The controversy over HB 1264 has been a big talker on the gubernatorial campaign trail for the past couple months, with both Kelly and Marchand urging Sununu not to sign the legislation.

Even Sen. Jeff Merkley of Oregon weighed in. Speaking at a New Hampshire Young Democrats event on Thursday, the potential 2020 Democratic presidential candidate said, “If he (Sununu) signs that thing, let’s take him out and make sure that a Democrat gets into that governor’s seat.”

But a leading New Hampshire-based political scientist said, “as for Sununu and whether this helps or hurts him – it’s a little from column A and a little from column B.”

“The idea that laws like this are necessary to protect elections has become an article of faith among some Republicans, despite the absence of any sort of evidence to support that conclusion. So Republican voters may look at this and see Gov.
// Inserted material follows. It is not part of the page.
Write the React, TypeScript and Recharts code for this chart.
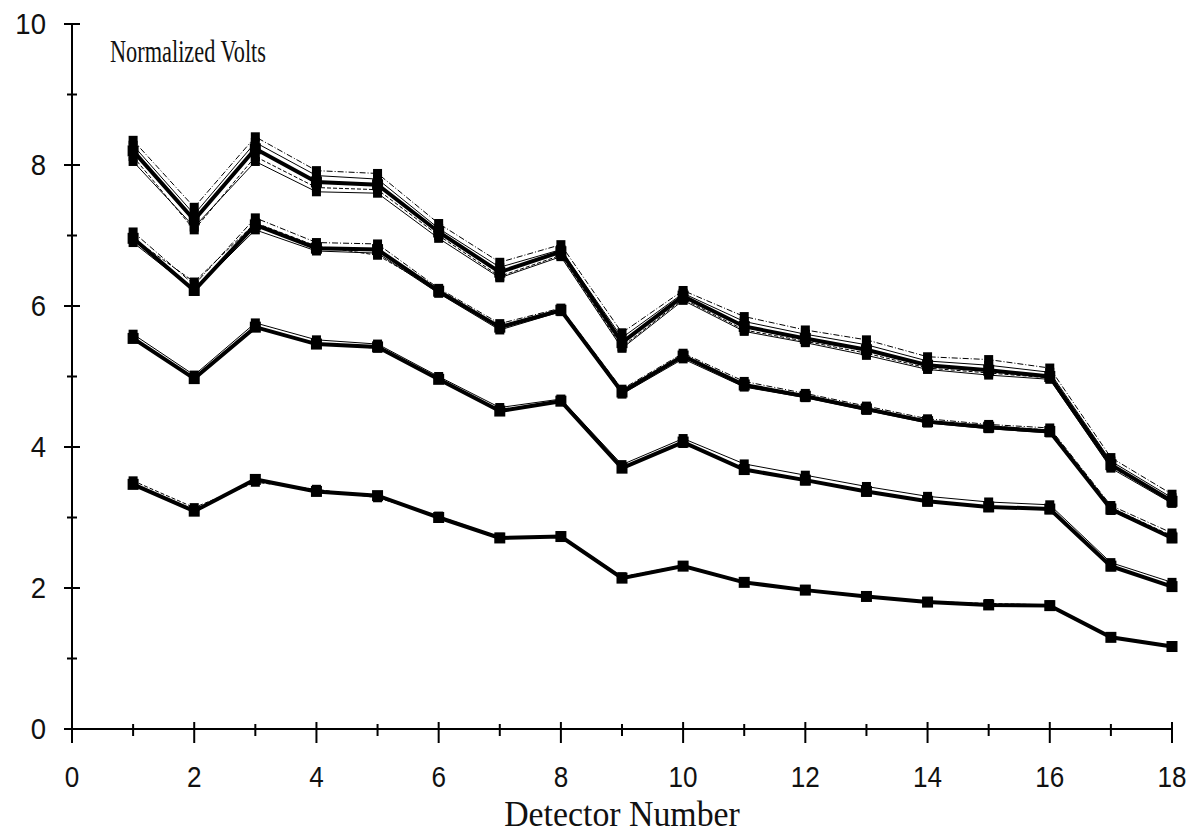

Sununu as moving a Republican priority forward,” Saint Anselm College professor of politics Christopher Galdieri said.

“On the other hand, we’ve seen a lot of energy and enthusiasm on the Democratic side since 2017 and signing this bill, especially after the governor’s initial statement that he opposed the bill and a long subsequent period of indecision, is going to give Democrats one more reason to turn out this fall,” he said.